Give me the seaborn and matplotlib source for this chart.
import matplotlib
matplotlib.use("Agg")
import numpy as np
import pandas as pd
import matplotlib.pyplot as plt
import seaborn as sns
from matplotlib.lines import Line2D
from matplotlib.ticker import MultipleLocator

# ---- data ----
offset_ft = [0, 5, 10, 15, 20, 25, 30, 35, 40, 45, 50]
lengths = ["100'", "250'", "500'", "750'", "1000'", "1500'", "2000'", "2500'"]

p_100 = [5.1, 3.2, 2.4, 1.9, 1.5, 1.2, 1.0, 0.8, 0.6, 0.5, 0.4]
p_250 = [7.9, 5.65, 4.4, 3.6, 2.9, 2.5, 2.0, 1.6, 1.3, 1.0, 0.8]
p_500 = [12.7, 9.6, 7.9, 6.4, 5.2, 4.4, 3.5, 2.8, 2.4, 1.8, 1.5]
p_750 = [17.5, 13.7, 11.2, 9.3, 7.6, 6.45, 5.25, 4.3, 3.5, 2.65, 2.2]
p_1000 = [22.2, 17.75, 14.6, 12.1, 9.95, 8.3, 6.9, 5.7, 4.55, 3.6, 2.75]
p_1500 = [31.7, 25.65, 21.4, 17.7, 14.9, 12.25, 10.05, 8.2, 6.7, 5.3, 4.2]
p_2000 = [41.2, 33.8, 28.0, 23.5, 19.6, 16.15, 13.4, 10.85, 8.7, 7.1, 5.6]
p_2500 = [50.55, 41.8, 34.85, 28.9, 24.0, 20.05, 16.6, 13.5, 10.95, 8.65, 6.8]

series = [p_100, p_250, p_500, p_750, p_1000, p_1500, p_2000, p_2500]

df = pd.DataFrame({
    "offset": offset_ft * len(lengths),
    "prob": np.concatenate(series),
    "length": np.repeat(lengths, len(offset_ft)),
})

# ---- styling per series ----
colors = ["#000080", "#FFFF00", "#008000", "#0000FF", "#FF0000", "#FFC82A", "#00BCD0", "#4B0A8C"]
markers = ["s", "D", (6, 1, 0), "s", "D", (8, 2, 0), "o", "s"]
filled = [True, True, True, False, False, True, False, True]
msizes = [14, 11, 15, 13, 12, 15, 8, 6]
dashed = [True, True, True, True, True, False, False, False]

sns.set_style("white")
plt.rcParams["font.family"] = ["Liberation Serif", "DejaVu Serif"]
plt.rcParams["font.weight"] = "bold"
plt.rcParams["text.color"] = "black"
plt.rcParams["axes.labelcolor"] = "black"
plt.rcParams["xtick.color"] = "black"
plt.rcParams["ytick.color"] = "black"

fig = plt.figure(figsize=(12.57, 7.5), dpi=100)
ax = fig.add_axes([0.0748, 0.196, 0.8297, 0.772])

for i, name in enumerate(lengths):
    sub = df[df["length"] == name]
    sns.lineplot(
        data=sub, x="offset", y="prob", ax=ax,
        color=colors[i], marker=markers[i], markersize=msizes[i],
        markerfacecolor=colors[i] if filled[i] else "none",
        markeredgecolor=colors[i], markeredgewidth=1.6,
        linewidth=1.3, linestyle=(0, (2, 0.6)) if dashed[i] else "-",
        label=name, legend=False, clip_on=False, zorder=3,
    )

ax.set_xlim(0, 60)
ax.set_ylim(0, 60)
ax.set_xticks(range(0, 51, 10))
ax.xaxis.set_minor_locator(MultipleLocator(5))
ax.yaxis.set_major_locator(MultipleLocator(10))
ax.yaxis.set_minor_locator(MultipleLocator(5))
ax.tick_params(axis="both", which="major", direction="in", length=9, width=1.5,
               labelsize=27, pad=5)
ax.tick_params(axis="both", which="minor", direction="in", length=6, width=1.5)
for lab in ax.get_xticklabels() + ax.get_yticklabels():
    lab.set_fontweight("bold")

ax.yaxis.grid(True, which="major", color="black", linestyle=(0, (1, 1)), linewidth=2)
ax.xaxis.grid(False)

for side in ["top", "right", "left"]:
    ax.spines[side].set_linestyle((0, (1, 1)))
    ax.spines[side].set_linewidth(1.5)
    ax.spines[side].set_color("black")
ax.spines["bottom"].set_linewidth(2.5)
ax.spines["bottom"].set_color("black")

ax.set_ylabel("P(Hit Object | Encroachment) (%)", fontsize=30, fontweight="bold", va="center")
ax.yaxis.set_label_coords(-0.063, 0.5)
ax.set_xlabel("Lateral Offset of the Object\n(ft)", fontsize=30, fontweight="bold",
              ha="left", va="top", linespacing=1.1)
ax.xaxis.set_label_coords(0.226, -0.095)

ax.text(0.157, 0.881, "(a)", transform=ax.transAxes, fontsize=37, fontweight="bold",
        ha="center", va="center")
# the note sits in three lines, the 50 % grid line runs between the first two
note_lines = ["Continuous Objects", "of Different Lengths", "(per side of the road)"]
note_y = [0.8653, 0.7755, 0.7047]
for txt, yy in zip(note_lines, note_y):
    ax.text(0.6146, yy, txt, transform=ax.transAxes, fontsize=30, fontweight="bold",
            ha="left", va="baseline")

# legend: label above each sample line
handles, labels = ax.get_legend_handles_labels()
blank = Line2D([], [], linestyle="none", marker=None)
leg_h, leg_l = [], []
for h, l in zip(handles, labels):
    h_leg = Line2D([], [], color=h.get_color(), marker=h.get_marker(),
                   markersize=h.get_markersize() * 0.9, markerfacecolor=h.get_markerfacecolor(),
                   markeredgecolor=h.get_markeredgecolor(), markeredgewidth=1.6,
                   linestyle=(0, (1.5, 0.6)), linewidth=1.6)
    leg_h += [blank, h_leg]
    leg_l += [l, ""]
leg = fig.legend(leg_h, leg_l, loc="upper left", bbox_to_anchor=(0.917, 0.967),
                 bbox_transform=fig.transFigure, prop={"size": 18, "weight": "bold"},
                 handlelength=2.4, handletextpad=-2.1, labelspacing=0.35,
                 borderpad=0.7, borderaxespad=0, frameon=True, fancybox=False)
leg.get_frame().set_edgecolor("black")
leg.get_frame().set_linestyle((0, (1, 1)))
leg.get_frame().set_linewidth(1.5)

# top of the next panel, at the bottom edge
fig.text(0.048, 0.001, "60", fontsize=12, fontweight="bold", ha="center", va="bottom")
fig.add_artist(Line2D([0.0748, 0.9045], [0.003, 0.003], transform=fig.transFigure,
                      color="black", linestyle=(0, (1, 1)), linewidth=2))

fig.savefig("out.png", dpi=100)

> [Task description]: Using the data above, output each line exactly.

> [Correct answer]:
Give me the seaborn and matplotlib source for this chart.
import matplotlib
matplotlib.use("Agg")
import numpy as np
import pandas as pd
import matplotlib.pyplot as plt
import seaborn as sns
from matplotlib.lines import Line2D
from matplotlib.ticker import MultipleLocator

# ---- data ----
offset_ft = [0, 5, 10, 15, 20, 25, 30, 35, 40, 45, 50]
lengths = ["100'", "250'", "500'", "750'", "1000'", "1500'", "2000'", "2500'"]

p_100 = [5.1, 3.2, 2.4, 1.9, 1.5, 1.2, 1.0, 0.8, 0.6, 0.5, 0.4]
p_250 = [7.9, 5.65, 4.4, 3.6, 2.9, 2.5, 2.0, 1.6, 1.3, 1.0, 0.8]
p_500 = [12.7, 9.6, 7.9, 6.4, 5.2, 4.4, 3.5, 2.8, 2.4, 1.8, 1.5]
p_750 = [17.5, 13.7, 11.2, 9.3, 7.6, 6.45, 5.25, 4.3, 3.5, 2.65, 2.2]
p_1000 = [22.2, 17.75, 14.6, 12.1, 9.95, 8.3, 6.9, 5.7, 4.55, 3.6, 2.75]
p_1500 = [31.7, 25.65, 21.4, 17.7, 14.9, 12.25, 10.05, 8.2, 6.7, 5.3, 4.2]
p_2000 = [41.2, 33.8, 28.0, 23.5, 19.6, 16.15, 13.4, 10.85, 8.7, 7.1, 5.6]
p_2500 = [50.55, 41.8, 34.85, 28.9, 24.0, 20.05, 16.6, 13.5, 10.95, 8.65, 6.8]

series = [p_100, p_250, p_500, p_750, p_1000, p_1500, p_2000, p_2500]

df = pd.DataFrame({
    "offset": offset_ft * len(lengths),
    "prob": np.concatenate(series),
    "length": np.repeat(lengths, len(offset_ft)),
})

# ---- styling per series ----
colors = ["#000080", "#FFFF00", "#008000", "#0000FF", "#FF0000", "#FFC82A", "#00BCD0", "#4B0A8C"]
markers = ["s", "D", (6, 1, 0), "s", "D", (8, 2, 0), "o", "s"]
filled = [True, True, True, False, False, True, False, True]
msizes = [14, 11, 15, 13, 12, 15, 8, 6]
dashed = [True, True, True, True, True, False, False, False]

sns.set_style("white")
plt.rcParams["font.family"] = ["Liberation Serif", "DejaVu Serif"]
plt.rcParams["font.weight"] = "bold"
plt.rcParams["text.color"] = "black"
plt.rcParams["axes.labelcolor"] = "black"
plt.rcParams["xtick.color"] = "black"
plt.rcParams["ytick.color"] = "black"

fig = plt.figure(figsize=(12.57, 7.5), dpi=100)
ax = fig.add_axes([0.0748, 0.196, 0.8297, 0.772])

for i, name in enumerate(lengths):
    sub = df[df["length"] == name]
    sns.lineplot(
        data=sub, x="offset", y="prob", ax=ax,
        color=colors[i], marker=markers[i], markersize=msizes[i],
        markerfacecolor=colors[i] if filled[i] else "none",
        markeredgecolor=colors[i], markeredgewidth=1.6,
        linewidth=1.3, linestyle=(0, (2, 0.6)) if dashed[i] else "-",
        label=name, legend=False, clip_on=False, zorder=3,
    )

ax.set_xlim(0, 60)
ax.set_ylim(0, 60)
ax.set_xticks(range(0, 51, 10))
ax.xaxis.set_minor_locator(MultipleLocator(5))
ax.yaxis.set_major_locator(MultipleLocator(10))
ax.yaxis.set_minor_locator(MultipleLocator(5))
ax.tick_params(axis="both", which="major", direction="in", length=9, width=1.5,
               labelsize=27, pad=5)
ax.tick_params(axis="both", which="minor", direction="in", length=6, width=1.5)
for lab in ax.get_xticklabels() + ax.get_yticklabels():
    lab.set_fontweight("bold")

ax.yaxis.grid(True, which="major", color="black", linestyle=(0, (1, 1)), linewidth=2)
ax.xaxis.grid(False)

for side in ["top", "right", "left"]:
    ax.spines[side].set_linestyle((0, (1, 1)))
    ax.spines[side].set_linewidth(1.5)
    ax.spines[side].set_color("black")
ax.spines["bottom"].set_linewidth(2.5)
ax.spines["bottom"].set_color("black")

ax.set_ylabel("P(Hit Object | Encroachment) (%)", fontsize=30, fontweight="bold", va="center")
ax.yaxis.set_label_coords(-0.063, 0.5)
ax.set_xlabel("Lateral Offset of the Object\n(ft)", fontsize=30, fontweight="bold",
              ha="left", va="top", linespacing=1.1)
ax.xaxis.set_label_coords(0.226, -0.095)

ax.text(0.157, 0.881, "(a)", transform=ax.transAxes, fontsize=37, fontweight="bold",
        ha="center", va="center")
# the note sits in three lines, the 50 % grid line runs between the first two
note_lines = ["Continuous Objects", "of Different Lengths", "(per side of the road)"]
note_y = [0.8653, 0.7755, 0.7047]
for txt, yy in zip(note_lines, note_y):
    ax.text(0.6146, yy, txt, transform=ax.transAxes, fontsize=30, fontweight="bold",
            ha="left", va="baseline")

# legend: label above each sample line
handles, labels = ax.get_legend_handles_labels()
blank = Line2D([], [], linestyle="none", marker=None)
leg_h, leg_l = [], []
for h, l in zip(handles, labels):
    h_leg = Line2D([], [], color=h.get_color(), marker=h.get_marker(),
                   markersize=h.get_markersize() * 0.9, markerfacecolor=h.get_markerfacecolor(),
                   markeredgecolor=h.get_markeredgecolor(), markeredgewidth=1.6,
                   linestyle=(0, (1.5, 0.6)), linewidth=1.6)
    leg_h += [blank, h_leg]
    leg_l += [l, ""]
leg = fig.legend(leg_h, leg_l, loc="upper left", bbox_to_anchor=(0.917, 0.967),
                 bbox_transform=fig.transFigure, prop={"size": 18, "weight": "bold"},
                 handlelength=2.4, handletextpad=-2.1, labelspacing=0.35,
                 borderpad=0.7, borderaxespad=0, frameon=True, fancybox=False)
leg.get_frame().set_edgecolor("black")
leg.get_frame().set_linestyle((0, (1, 1)))
leg.get_frame().set_linewidth(1.5)

# top of the next panel, at the bottom edge
fig.text(0.048, 0.001, "60", fontsize=12, fontweight="bold", ha="center", va="bottom")
fig.add_artist(Line2D([0.0748, 0.9045], [0.003, 0.003], transform=fig.transFigure,
                      color="black", linestyle=(0, (1, 1)), linewidth=2))

fig.savefig("out.png", dpi=100)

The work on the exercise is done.